- [YOUR OBJECTIVE] From the very first line of the data to the line containing "plt.rcParams['axes.unicode_minus'] = False", retype everything exactly, leaving the pictures behind.

- [DATASET SECTION]
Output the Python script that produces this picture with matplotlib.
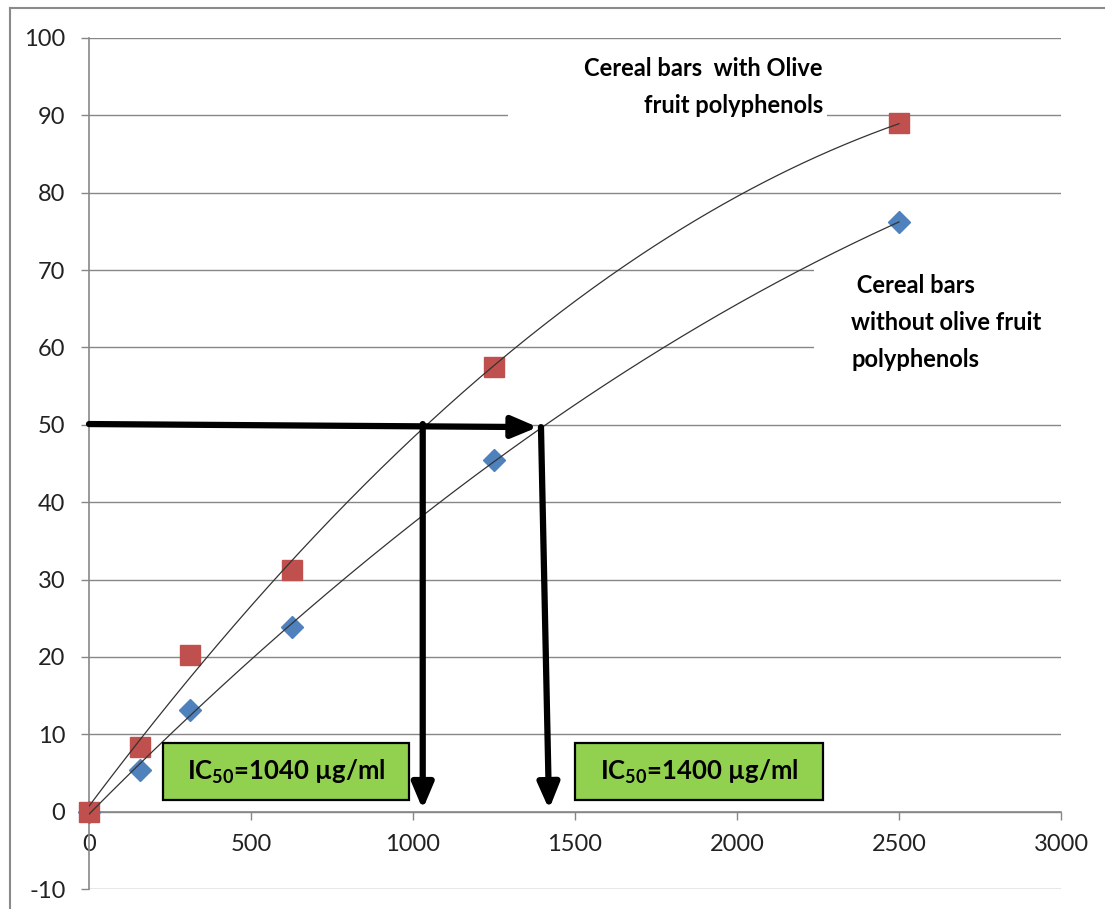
import numpy as np
import matplotlib
matplotlib.use("Agg")
import matplotlib.pyplot as plt
from matplotlib.patches import Rectangle
from matplotlib.lines import Line2D

plt.rcParams['font.family'] = ['Lato', 'DejaVu Sans']
plt.rcParams['mathtext.fontset'] = 'custom'
plt.rcParams['mathtext.rm'] = 'Lato:bold'
plt.rcParams['mathtext.default'] = 'rm'
plt.rcParams['axes.unicode_minus'] = False

# ---- data ----
conc = [0, 156.25, 312.5, 625, 1250, 2500]
with_olive = [0, 8.3, 20.3, 31.2, 57.5, 89.0]
without_olive = [0, 5.4, 13.1, 23.9, 45.4, 76.2]
ic50_with = 1030
ic50_without = 1395
half = 50
x_ticks = [0, 500, 1000, 1500, 2000, 2500, 3000]
y_ticks = [-10, 0, 10, 20, 30, 40, 50, 60, 70, 80, 90, 100]
label_with = "Cereal bars  with Olive\nfruit polyphenols"
label_without = " Cereal bars\nwithout olive fruit\npolyphenols"
ic_text_with = "IC$_{50}$=1040 µg/ml"
ic_text_without = "IC$_{50}$=1400 µg/ml"

RED = '#C0504D'
BLUE = '#4F81BD'
GRID = '#878787'

fig = plt.figure(figsize=(11.05, 9.09), dpi=100)
ax = fig.add_axes([89/1105, 1-889/909, (1061-89)/1105, (889-38)/909])

ax.set_xlim(0, 3000)
ax.set_ylim(-10, 100)
ax.set_xticks(x_ticks)
ax.set_yticks(y_ticks)
ax.yaxis.grid(True, color=GRID, linewidth=1.0, zorder=0)
ax.set_axisbelow(True)
for s in ['top', 'right']:
    ax.spines[s].set_visible(False)
ax.spines['bottom'].set_position(('data', 0))
ax.spines['bottom'].set_color(GRID)
ax.spines['left'].set_color(GRID)
ax.spines['bottom'].set_linewidth(1.2)
ax.spines['left'].set_linewidth(1.2)
ax.tick_params(axis='y', direction='out', length=6, width=1, color=GRID,
               pad=11, labelsize=17, labelcolor='#222222')
ax.tick_params(axis='x', direction='out', length=6, width=1, color=GRID,
               pad=10, labelsize=17, labelcolor='#222222')

# scatter markers
ax.plot(conc, without_olive, linestyle='none', marker='D', ms=11.5,
        color=BLUE, markeredgecolor=BLUE, zorder=3, clip_on=False)
ax.plot(conc, with_olive, linestyle='none', marker='s', ms=14,
        color=RED, markeredgecolor=RED, zorder=3.1, clip_on=False)

# polynomial trendlines (order 2)
xs = np.linspace(0, conc[-1], 300)
for ys in (with_olive, without_olive):
    p = np.polyfit(conc, ys, 2)
    ax.plot(xs, np.polyval(p, xs), color='#333333', linewidth=0.9, zorder=4)

# IC50 arrows
arrow_kw = dict(arrowstyle='-|>,head_length=0.9,head_width=0.38',
                color='black', lw=4.5, mutation_scale=17, shrinkA=0, shrinkB=0)
ax.annotate('', xy=(ic50_without - 10, half - 0.3), xytext=(0, half + 0.1),
            arrowprops=arrow_kw, zorder=5)
ax.annotate('', xy=(ic50_with, 0.3), xytext=(ic50_with, half + 0.1),
            arrowprops=arrow_kw, zorder=5)
ax.annotate('', xy=(ic50_without + 25, 0.3), xytext=(ic50_without, half - 0.3),
            arrowprops=arrow_kw, zorder=5)

# white boxes behind series labels (hide gridlines)
ax.add_patch(Rectangle((1293, 89.2), 985, 10.2, facecolor='white',
                       edgecolor='none', zorder=1))
ax.add_patch(Rectangle((2238, 55.6), 800, 15.3, facecolor='white',
                       edgecolor='none', zorder=1, clip_on=False))
ax.text(2265, 93.7, label_with, ha='right', va='center', multialignment='right',
        fontsize=17, fontweight='bold', linespacing=1.75, zorder=2)
ax.text(2352, 63.2, label_without, ha='left', va='center', multialignment='left',
        fontsize=17, fontweight='bold', linespacing=1.75, zorder=2)

# green IC50 boxes
for (x0, x1), t in (((228, 988), ic_text_with), ((1500, 2265), ic_text_without)):
    ax.add_patch(Rectangle((x0, 1.55), x1 - x0, 7.35, facecolor='#92D050',
                           edgecolor='black', linewidth=1.6, zorder=6))
    ax.text((x0 + x1) / 2, 5.2, t, ha='center', va='center', fontsize=18.5,
            fontweight='bold', zorder=7)

# outer chart frame (left and top edges visible)
fig.add_artist(Line2D([10/1105, 10/1105], [0, 1-8/909], color='#8a8a8a', lw=1.5))
fig.add_artist(Line2D([10/1105, 1], [1-8/909, 1-8/909], color='#8a8a8a', lw=1.5))

fig.savefig('out.png', dpi=100)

- [EXERCISE SOLUTION]
Output the Python script that produces this picture with matplotlib.
import numpy as np
import matplotlib
matplotlib.use("Agg")
import matplotlib.pyplot as plt
from matplotlib.patches import Rectangle
from matplotlib.lines import Line2D

plt.rcParams['font.family'] = ['Lato', 'DejaVu Sans']
plt.rcParams['mathtext.fontset'] = 'custom'
plt.rcParams['mathtext.rm'] = 'Lato:bold'
plt.rcParams['mathtext.default'] = 'rm'
plt.rcParams['axes.unicode_minus'] = False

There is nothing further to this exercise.